Leave the pictures out. Return all other data exactly.
>> Begin STORED DATA
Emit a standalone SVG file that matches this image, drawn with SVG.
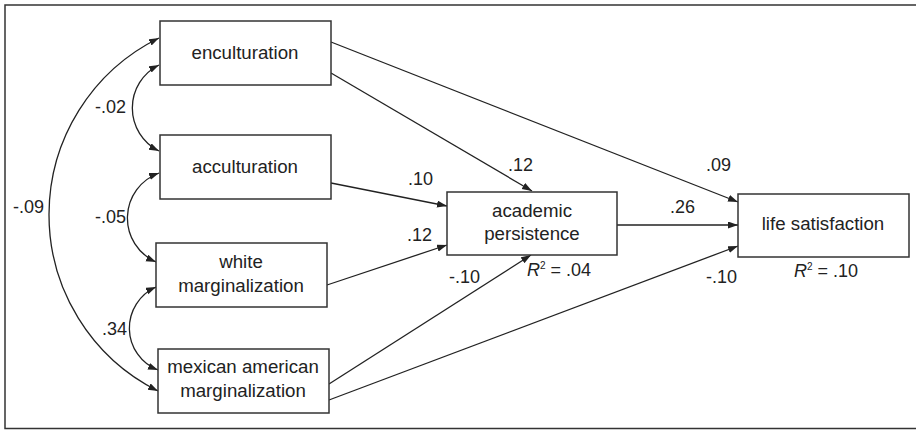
<svg xmlns="http://www.w3.org/2000/svg" width="916" height="430" viewBox="0 0 916 430">
<style>
.box{fill:#fff;stroke:#333;stroke-width:1.5}
.nt{font-family:"Liberation Sans",Arial,sans-serif;font-size:18.7px;fill:#222;text-anchor:middle}
.lb{font-family:"Liberation Sans",Arial,sans-serif;font-size:18px;fill:#222}
.ln{fill:none;stroke:#222;stroke-width:1.3;marker-end:url(#ah)}
.cv{fill:none;stroke:#222;stroke-width:1.3;marker-end:url(#ah);marker-start:url(#ah)}
</style>
<defs>
<marker id="ah" markerUnits="userSpaceOnUse" markerWidth="11" markerHeight="8" refX="10" refY="3.5" orient="auto-start-reverse" viewBox="0 0 11 8">
<path d="M0,0 L10,3.5 L0,7 z" fill="#222"/>
</marker>
</defs>
<rect x="5" y="5" width="915" height="423.5" fill="#fff" stroke="#333" stroke-width="1.5"/>
<g id="connectors">
<path class="ln" d="M331,42 L738,202"/>
<path class="ln" d="M331,73 L532,191"/>
<path class="ln" d="M331,183 L447,206"/>
<path class="ln" d="M327,285 L447,245"/>
<path class="ln" d="M329,384 L531,255"/>
<path class="ln" d="M329,400 L738,246"/>
<path class="ln" d="M617,225 L738,225"/>
<path class="cv" d="M159,65 A48,48 0 0 0 159,151"/>
<path class="cv" d="M159,173 A48,48 0 0 0 156,262"/>
<path class="cv" d="M156,287 A45,45 0 0 0 158,370"/>
<path class="cv" d="M159,38 A197,197 0 0 0 158,391"/>
</g>
<g id="labels">
<text class="lb" x="95" y="113">-.02</text>
<text class="lb" x="13" y="213">-.09</text>
<text class="lb" x="95" y="223">-.05</text>
<text class="lb" x="102" y="335">.34</text>
<text class="lb" x="508" y="171">.12</text>
<text class="lb" x="408" y="185">.10</text>
<text class="lb" x="407" y="241">.12</text>
<text class="lb" x="449" y="283">-.10</text>
<text class="lb" x="706" y="171">.09</text>
<text class="lb" x="670" y="213">.26</text>
<text class="lb" x="706" y="283">-.10</text>
</g>
<g id="enculturation">
<rect class="box" x="160" y="21" width="171" height="64"/>
<text class="nt" x="245" y="59">enculturation</text>
</g>
<g id="acculturation">
<rect class="box" x="160" y="135" width="171" height="64"/>
<text class="nt" x="245" y="173">acculturation</text>
</g>
<g id="white-marginalization">
<rect class="box" x="156" y="243" width="171" height="64"/>
<text class="nt" x="241" y="268">white</text>
<text class="nt" x="241" y="292">marginalization</text>
</g>
<g id="mexican-american-marginalization">
<rect class="box" x="158" y="349" width="171" height="64"/>
<text class="nt" x="243" y="373">mexican american</text>
<text class="nt" x="243" y="397">marginalization</text>
</g>
<g id="academic-persistence">
<rect class="box" x="447" y="192" width="170" height="63"/>
<text class="nt" x="532" y="217">academic</text>
<text class="nt" x="532" y="240">persistence</text>
<text class="lb" x="527" y="276"><tspan font-style="italic">R</tspan><tspan font-size="10" dy="-7">2</tspan><tspan dy="7"> = .04</tspan></text>
</g>
<g id="life-satisfaction">
<rect class="box" x="738" y="194" width="171" height="63"/>
<text class="nt" x="823" y="230">life satisfaction</text>
<text class="lb" x="794" y="277"><tspan font-style="italic">R</tspan><tspan font-size="10" dy="-7">2</tspan><tspan dy="7"> = .10</tspan></text>
</g>
</svg>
>> End STORED DATA
_CORRECT ANSWER_
Emit a standalone SVG file that matches this image, drawn with SVG.
<svg xmlns="http://www.w3.org/2000/svg" width="916" height="430" viewBox="0 0 916 430">
<style>
.box{fill:#fff;stroke:#333;stroke-width:1.5}
.nt{font-family:"Liberation Sans",Arial,sans-serif;font-size:18.7px;fill:#222;text-anchor:middle}
.lb{font-family:"Liberation Sans",Arial,sans-serif;font-size:18px;fill:#222}
.ln{fill:none;stroke:#222;stroke-width:1.3;marker-end:url(#ah)}
.cv{fill:none;stroke:#222;stroke-width:1.3;marker-end:url(#ah);marker-start:url(#ah)}
</style>
<defs>
<marker id="ah" markerUnits="userSpaceOnUse" markerWidth="11" markerHeight="8" refX="10" refY="3.5" orient="auto-start-reverse" viewBox="0 0 11 8">
<path d="M0,0 L10,3.5 L0,7 z" fill="#222"/>
</marker>
</defs>
<rect x="5" y="5" width="915" height="423.5" fill="#fff" stroke="#333" stroke-width="1.5"/>
<g id="connectors">
<path class="ln" d="M331,42 L738,202"/>
<path class="ln" d="M331,73 L532,191"/>
<path class="ln" d="M331,183 L447,206"/>
<path class="ln" d="M327,285 L447,245"/>
<path class="ln" d="M329,384 L531,255"/>
<path class="ln" d="M329,400 L738,246"/>
<path class="ln" d="M617,225 L738,225"/>
<path class="cv" d="M159,65 A48,48 0 0 0 159,151"/>
<path class="cv" d="M159,173 A48,48 0 0 0 156,262"/>
<path class="cv" d="M156,287 A45,45 0 0 0 158,370"/>
<path class="cv" d="M159,38 A197,197 0 0 0 158,391"/>
</g>
<g id="labels">
<text class="lb" x="95" y="113">-.02</text>
<text class="lb" x="13" y="213">-.09</text>
<text class="lb" x="95" y="223">-.05</text>
<text class="lb" x="102" y="335">.34</text>
<text class="lb" x="508" y="171">.12</text>
<text class="lb" x="408" y="185">.10</text>
<text class="lb" x="407" y="241">.12</text>
<text class="lb" x="449" y="283">-.10</text>
<text class="lb" x="706" y="171">.09</text>
<text class="lb" x="670" y="213">.26</text>
<text class="lb" x="706" y="283">-.10</text>
</g>
<g id="enculturation">
<rect class="box" x="160" y="21" width="171" height="64"/>
<text class="nt" x="245" y="59">enculturation</text>
</g>
<g id="acculturation">
<rect class="box" x="160" y="135" width="171" height="64"/>
<text class="nt" x="245" y="173">acculturation</text>
</g>
<g id="white-marginalization">
<rect class="box" x="156" y="243" width="171" height="64"/>
<text class="nt" x="241" y="268">white</text>
<text class="nt" x="241" y="292">marginalization</text>
</g>
<g id="mexican-american-marginalization">
<rect class="box" x="158" y="349" width="171" height="64"/>
<text class="nt" x="243" y="373">mexican american</text>
<text class="nt" x="243" y="397">marginalization</text>
</g>
<g id="academic-persistence">
<rect class="box" x="447" y="192" width="170" height="63"/>
<text class="nt" x="532" y="217">academic</text>
<text class="nt" x="532" y="240">persistence</text>
<text class="lb" x="527" y="276"><tspan font-style="italic">R</tspan><tspan font-size="10" dy="-7">2</tspan><tspan dy="7"> = .04</tspan></text>
</g>
<g id="life-satisfaction">
<rect class="box" x="738" y="194" width="171" height="63"/>
<text class="nt" x="823" y="230">life satisfaction</text>
<text class="lb" x="794" y="277"><tspan font-style="italic">R</tspan><tspan font-size="10" dy="-7">2</tspan><tspan dy="7"> = .10</tspan></text>
</g>
</svg>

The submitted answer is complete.